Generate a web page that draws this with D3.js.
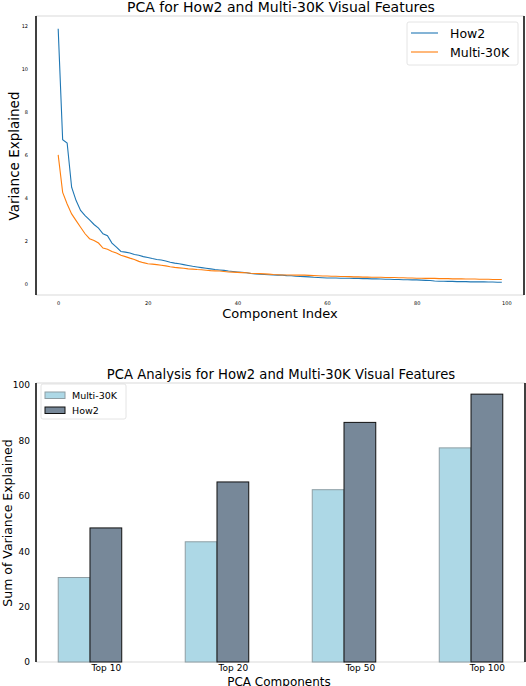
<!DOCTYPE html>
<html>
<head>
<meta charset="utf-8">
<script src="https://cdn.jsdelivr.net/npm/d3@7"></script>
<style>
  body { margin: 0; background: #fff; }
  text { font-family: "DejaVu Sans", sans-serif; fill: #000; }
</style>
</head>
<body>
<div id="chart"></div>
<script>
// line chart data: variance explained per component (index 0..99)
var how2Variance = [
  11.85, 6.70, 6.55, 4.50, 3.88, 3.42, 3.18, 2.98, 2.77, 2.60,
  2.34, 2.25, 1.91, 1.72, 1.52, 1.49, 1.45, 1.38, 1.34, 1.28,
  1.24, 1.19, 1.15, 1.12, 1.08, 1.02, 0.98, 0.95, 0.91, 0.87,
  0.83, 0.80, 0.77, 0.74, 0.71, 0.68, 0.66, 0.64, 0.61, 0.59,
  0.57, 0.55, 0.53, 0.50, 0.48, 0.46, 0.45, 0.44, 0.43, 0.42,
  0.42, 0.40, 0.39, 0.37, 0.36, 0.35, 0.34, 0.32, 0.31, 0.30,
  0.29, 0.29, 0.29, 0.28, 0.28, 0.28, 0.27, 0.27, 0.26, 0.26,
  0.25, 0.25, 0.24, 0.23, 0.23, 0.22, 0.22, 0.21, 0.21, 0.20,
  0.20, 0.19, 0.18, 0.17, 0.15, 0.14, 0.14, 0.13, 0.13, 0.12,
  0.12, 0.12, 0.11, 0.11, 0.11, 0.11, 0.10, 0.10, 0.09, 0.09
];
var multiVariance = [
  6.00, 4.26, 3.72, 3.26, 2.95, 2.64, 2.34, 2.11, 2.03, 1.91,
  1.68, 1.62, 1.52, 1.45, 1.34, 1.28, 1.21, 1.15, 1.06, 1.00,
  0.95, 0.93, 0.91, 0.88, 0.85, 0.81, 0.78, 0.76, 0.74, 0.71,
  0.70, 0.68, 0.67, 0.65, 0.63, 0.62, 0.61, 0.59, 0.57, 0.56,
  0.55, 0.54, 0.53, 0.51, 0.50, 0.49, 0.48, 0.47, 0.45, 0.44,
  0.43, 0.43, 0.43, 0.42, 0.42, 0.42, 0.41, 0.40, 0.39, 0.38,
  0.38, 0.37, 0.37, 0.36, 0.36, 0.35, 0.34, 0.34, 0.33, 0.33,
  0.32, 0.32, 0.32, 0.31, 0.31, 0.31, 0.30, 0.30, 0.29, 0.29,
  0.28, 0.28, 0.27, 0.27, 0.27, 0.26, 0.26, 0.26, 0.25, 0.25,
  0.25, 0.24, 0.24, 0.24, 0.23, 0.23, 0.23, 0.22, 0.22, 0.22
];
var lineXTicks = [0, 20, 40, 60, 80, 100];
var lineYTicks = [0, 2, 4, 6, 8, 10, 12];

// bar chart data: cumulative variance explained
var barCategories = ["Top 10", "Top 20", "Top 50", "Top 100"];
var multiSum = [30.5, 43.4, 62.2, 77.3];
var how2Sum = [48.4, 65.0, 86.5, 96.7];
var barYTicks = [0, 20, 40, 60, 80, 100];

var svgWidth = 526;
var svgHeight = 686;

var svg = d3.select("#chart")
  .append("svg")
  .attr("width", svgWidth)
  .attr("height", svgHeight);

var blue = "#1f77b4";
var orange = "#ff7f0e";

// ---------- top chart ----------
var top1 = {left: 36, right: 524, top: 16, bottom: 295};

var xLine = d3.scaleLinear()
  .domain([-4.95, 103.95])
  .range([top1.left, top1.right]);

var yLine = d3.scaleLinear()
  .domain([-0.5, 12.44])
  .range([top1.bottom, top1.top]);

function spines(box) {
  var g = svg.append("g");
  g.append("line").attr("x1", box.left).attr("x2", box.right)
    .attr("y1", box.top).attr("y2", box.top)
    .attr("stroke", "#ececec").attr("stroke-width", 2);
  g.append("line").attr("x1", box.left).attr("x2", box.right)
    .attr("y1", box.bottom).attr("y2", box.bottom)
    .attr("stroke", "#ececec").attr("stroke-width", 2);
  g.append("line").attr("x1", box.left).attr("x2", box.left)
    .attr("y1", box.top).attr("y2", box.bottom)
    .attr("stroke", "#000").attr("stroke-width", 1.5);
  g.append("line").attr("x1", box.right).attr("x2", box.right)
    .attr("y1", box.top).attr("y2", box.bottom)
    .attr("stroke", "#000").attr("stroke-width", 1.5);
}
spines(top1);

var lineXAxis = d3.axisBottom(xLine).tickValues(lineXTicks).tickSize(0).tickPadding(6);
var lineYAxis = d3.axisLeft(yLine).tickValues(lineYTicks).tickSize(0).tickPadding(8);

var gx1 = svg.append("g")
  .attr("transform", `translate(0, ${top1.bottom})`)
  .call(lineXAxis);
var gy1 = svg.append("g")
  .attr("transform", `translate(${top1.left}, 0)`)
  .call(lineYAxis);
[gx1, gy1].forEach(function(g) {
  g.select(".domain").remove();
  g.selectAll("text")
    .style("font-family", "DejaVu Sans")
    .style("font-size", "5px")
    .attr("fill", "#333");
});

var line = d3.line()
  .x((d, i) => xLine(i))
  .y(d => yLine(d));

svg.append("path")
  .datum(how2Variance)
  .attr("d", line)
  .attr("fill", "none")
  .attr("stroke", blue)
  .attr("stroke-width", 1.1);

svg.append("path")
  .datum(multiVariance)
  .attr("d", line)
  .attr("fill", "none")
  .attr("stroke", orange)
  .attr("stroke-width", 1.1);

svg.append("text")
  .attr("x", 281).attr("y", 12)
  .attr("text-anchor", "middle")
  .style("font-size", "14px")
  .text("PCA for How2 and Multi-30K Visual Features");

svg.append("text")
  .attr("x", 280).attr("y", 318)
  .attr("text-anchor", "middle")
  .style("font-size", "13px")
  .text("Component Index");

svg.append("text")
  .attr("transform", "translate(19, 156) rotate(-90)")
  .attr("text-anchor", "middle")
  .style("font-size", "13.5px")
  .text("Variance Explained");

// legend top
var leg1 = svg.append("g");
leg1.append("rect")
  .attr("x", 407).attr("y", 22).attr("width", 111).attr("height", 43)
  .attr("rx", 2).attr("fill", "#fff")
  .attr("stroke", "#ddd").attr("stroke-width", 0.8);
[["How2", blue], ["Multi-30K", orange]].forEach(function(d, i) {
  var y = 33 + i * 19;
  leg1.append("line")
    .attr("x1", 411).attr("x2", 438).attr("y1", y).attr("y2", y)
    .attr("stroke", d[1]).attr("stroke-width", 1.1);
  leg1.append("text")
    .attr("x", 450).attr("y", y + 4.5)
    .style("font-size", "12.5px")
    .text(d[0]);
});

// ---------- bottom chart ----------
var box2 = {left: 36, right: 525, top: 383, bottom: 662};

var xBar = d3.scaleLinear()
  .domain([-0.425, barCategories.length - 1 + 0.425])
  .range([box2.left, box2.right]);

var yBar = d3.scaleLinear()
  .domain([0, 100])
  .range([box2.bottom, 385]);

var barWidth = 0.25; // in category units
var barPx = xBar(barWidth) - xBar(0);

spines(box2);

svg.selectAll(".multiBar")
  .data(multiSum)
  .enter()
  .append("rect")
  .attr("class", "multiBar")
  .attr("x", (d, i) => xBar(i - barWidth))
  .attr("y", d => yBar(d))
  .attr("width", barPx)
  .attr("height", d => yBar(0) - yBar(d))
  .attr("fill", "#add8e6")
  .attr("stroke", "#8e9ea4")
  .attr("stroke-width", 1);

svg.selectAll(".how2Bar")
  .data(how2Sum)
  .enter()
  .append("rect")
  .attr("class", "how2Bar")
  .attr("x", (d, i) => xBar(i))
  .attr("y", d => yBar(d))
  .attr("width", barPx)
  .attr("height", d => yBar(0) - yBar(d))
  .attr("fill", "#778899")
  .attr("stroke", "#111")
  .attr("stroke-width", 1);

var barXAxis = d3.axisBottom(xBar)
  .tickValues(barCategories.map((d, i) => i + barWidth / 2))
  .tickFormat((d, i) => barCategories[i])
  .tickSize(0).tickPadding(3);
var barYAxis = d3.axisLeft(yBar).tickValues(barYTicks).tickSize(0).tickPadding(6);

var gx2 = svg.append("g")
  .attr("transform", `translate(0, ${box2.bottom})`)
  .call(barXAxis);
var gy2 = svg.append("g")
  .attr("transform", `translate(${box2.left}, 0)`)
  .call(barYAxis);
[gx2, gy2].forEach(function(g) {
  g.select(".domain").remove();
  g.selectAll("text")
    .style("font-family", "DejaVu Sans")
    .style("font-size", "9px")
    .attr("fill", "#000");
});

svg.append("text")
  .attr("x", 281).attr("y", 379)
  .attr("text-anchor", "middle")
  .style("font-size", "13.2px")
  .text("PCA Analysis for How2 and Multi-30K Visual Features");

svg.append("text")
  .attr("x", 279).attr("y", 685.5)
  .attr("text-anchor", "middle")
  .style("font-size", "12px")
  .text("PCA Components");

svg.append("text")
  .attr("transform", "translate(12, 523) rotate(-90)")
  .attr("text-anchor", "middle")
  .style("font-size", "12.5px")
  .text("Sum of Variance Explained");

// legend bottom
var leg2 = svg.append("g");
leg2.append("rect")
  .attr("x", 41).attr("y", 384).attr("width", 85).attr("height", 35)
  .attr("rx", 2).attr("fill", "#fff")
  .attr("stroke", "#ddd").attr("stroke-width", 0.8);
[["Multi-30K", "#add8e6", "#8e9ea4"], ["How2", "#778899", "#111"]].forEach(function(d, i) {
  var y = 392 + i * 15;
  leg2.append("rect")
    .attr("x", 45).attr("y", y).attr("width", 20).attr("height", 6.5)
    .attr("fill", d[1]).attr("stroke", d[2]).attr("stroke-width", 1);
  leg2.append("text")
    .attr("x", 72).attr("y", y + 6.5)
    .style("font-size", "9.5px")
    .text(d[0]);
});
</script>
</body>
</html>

----

> _EXERCISE_: Leave out the pictures and repeat the lines from the start of the material through the line with "var lineYTicks = [0, 2, 4, 6, 8, 10, 12];", inclusive.

> _REPLY TO THE TASK_:
Generate a web page that draws this with D3.js.
<!DOCTYPE html>
<html>
<head>
<meta charset="utf-8">
<script src="https://cdn.jsdelivr.net/npm/d3@7"></script>
<style>
  body { margin: 0; background: #fff; }
  text { font-family: "DejaVu Sans", sans-serif; fill: #000; }
</style>
</head>
<body>
<div id="chart"></div>
<script>
// line chart data: variance explained per component (index 0..99)
var how2Variance = [
  11.85, 6.70, 6.55, 4.50, 3.88, 3.42, 3.18, 2.98, 2.77, 2.60,
  2.34, 2.25, 1.91, 1.72, 1.52, 1.49, 1.45, 1.38, 1.34, 1.28,
  1.24, 1.19, 1.15, 1.12, 1.08, 1.02, 0.98, 0.95, 0.91, 0.87,
  0.83, 0.80, 0.77, 0.74, 0.71, 0.68, 0.66, 0.64, 0.61, 0.59,
  0.57, 0.55, 0.53, 0.50, 0.48, 0.46, 0.45, 0.44, 0.43, 0.42,
  0.42, 0.40, 0.39, 0.37, 0.36, 0.35, 0.34, 0.32, 0.31, 0.30,
  0.29, 0.29, 0.29, 0.28, 0.28, 0.28, 0.27, 0.27, 0.26, 0.26,
  0.25, 0.25, 0.24, 0.23, 0.23, 0.22, 0.22, 0.21, 0.21, 0.20,
  0.20, 0.19, 0.18, 0.17, 0.15, 0.14, 0.14, 0.13, 0.13, 0.12,
  0.12, 0.12, 0.11, 0.11, 0.11, 0.11, 0.10, 0.10, 0.09, 0.09
];
var multiVariance = [
  6.00, 4.26, 3.72, 3.26, 2.95, 2.64, 2.34, 2.11, 2.03, 1.91,
  1.68, 1.62, 1.52, 1.45, 1.34, 1.28, 1.21, 1.15, 1.06, 1.00,
  0.95, 0.93, 0.91, 0.88, 0.85, 0.81, 0.78, 0.76, 0.74, 0.71,
  0.70, 0.68, 0.67, 0.65, 0.63, 0.62, 0.61, 0.59, 0.57, 0.56,
  0.55, 0.54, 0.53, 0.51, 0.50, 0.49, 0.48, 0.47, 0.45, 0.44,
  0.43, 0.43, 0.43, 0.42, 0.42, 0.42, 0.41, 0.40, 0.39, 0.38,
  0.38, 0.37, 0.37, 0.36, 0.36, 0.35, 0.34, 0.34, 0.33, 0.33,
  0.32, 0.32, 0.32, 0.31, 0.31, 0.31, 0.30, 0.30, 0.29, 0.29,
  0.28, 0.28, 0.27, 0.27, 0.27, 0.26, 0.26, 0.26, 0.25, 0.25,
  0.25, 0.24, 0.24, 0.24, 0.23, 0.23, 0.23, 0.22, 0.22, 0.22
];
var lineXTicks = [0, 20, 40, 60, 80, 100];
var lineYTicks = [0, 2, 4, 6, 8, 10, 12];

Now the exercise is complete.